Here, one important thing to note is when we tell keras to use accuracy as metrics, keras uses the default accuracy which is categorical_accuracy. So, if we want to implement our own custom loss function, then we have to set metrics parameter accordingly.
Read about available metrics function in keras from here.
Case 1:
def sparse_categorical_crossentropy(y_true, y_pred):
return K.sparse_categorical_crossentropy(y_true, y_pred)
model.compile(optimizer='adam',
loss=sparse_categorical_crossentropy,
metrics=['accuracy'])
output:
ValueError: Error when checking target: expected dense_71 to have
shape (10,) but got array with shape (1,)
Case 2:
model.compile(optimizer='adam',
loss='sparse_categorical_crossentropy',
metrics=['accuracy'])
output:
Epoch 1/2
60000/60000 [==============================] - 2s 38us/step - loss: 0.4714 - acc: 0.8668
Epoch 2/2
60000/60000 [==============================] - 1s 22us/step - loss: 0.2227 - acc: 0.9362
10000/10000 [==============================] - 1s 94us/step
Case 3:
def custom_sparse_categorical_crossentropy(y_true, y_pred):
return K.sparse_categorical_crossentropy(y_true, y_pred)
model.compile(optimizer='adam',
loss=custom_sparse_categorical_crossentropy,
metrics=['accuracy'])
output:
Epoch 1/2
60000/60000 [==============================] - 2s 41us/step - loss: 0.4558 - acc: 0.1042
Epoch 2/2
60000/60000 [==============================] - 1s 22us/step - loss: 0.2164 - acc: 0.0997
10000/10000 [==============================] - 1s 89us/step
Case 4:
def custom_sparse_categorical_crossentropy(y_true, y_pred):
return K.sparse_categorical_crossentropy(y_true, y_pred)
model.compile(optimizer='adam',
loss=custom_sparse_categorical_crossentropy,
metrics=['sparse_categorical_accuracy'])
output:
Epoch 1/2
60000/60000 [==============================] - 2s 40us/step - loss: 0.4736 - sparse_categorical_accuracy: 0.8673
Epoch 2/2
60000/60000 [==============================] - 1s 23us/step - loss: 0.2222 - sparse_categorical_accuracy: 0.9372
10000/10000 [==============================] - 1s 85us/step
Full Code:
from __future__ import absolute_import, division, print_function
import tensorflow as tf
import keras.backend as K
mnist = tf.keras.datasets.mnist
(x_train, y_train),(x_test, y_test) = mnist.load_data()
x_train, x_test = x_train / 255.0, x_test / 255.0
model = tf.keras.models.Sequential([
tf.keras.layers.Flatten(input_shape=(28, 28)),
tf.keras.layers.Dense(100, activation=tf.nn.relu),
tf.keras.layers.Dropout(0.10),
tf.keras.layers.Dense(10, activation=tf.nn.softmax)
])
def custom_sparse_categorical_crossentropy(y_true, y_pred):
return K.sparse_categorical_crossentropy(y_true, y_pred)

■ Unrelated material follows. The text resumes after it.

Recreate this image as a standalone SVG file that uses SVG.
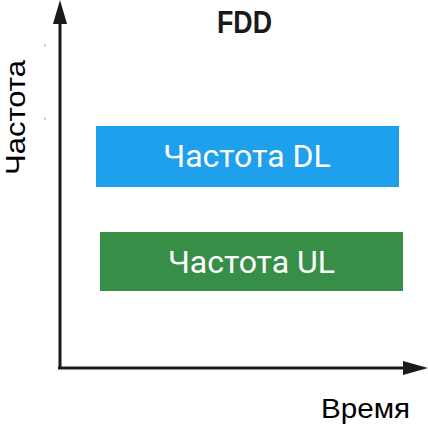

#def sparse_categorical_accuracy(y_true, y_pred):
# # reshape in case it's in shape (num_samples, 1) instead of (num_samples,)
# if K.ndim(y_true) == K.ndim(y_pred):
# y_true = K.squeeze(y_true, -1)
# # convert dense predictions to labels
# y_pred_labels = K.argmax(y_pred, axis=-1)
# y_pred_labels = K.cast(y_pred_labels, K.floatx())
# return K.cast(K.equal(y_true, y_pred_labels), K.floatx())
model.compile(optimizer='adam',
loss=custom_sparse_categorical_crossentropy,
metrics=['sparse_categorical_accuracy'])
history = model.fit(x_train, y_train, epochs=2, batch_size=200)
model.evaluate(x_test, y_test)
Check out the implementation of sparse_categorical_accuracy from here and sparse_categorical_crossentropy from here.
What happens is that when you use the accuracy metric, Kera actually selects a different accuracy implementation depending on the loss, as how the accuracy is computed depends on the labels and the predictions of the model:
for categorical_crossentropy it uses categorical_accuracy as accuracy metric.
for binary_crossentropy it uses binary_accuracy as accuracy metric.
for sparse_categorical_crossentropy it uses sparse_categorical_accuracy as accuracy metric.
Keras can only do this if you use the predefined losses, as it can't guess otherwise. For your custom loss you can directly use one of the three accuracy implementations directly, like metrics=['sparse_categorical_accuracy'].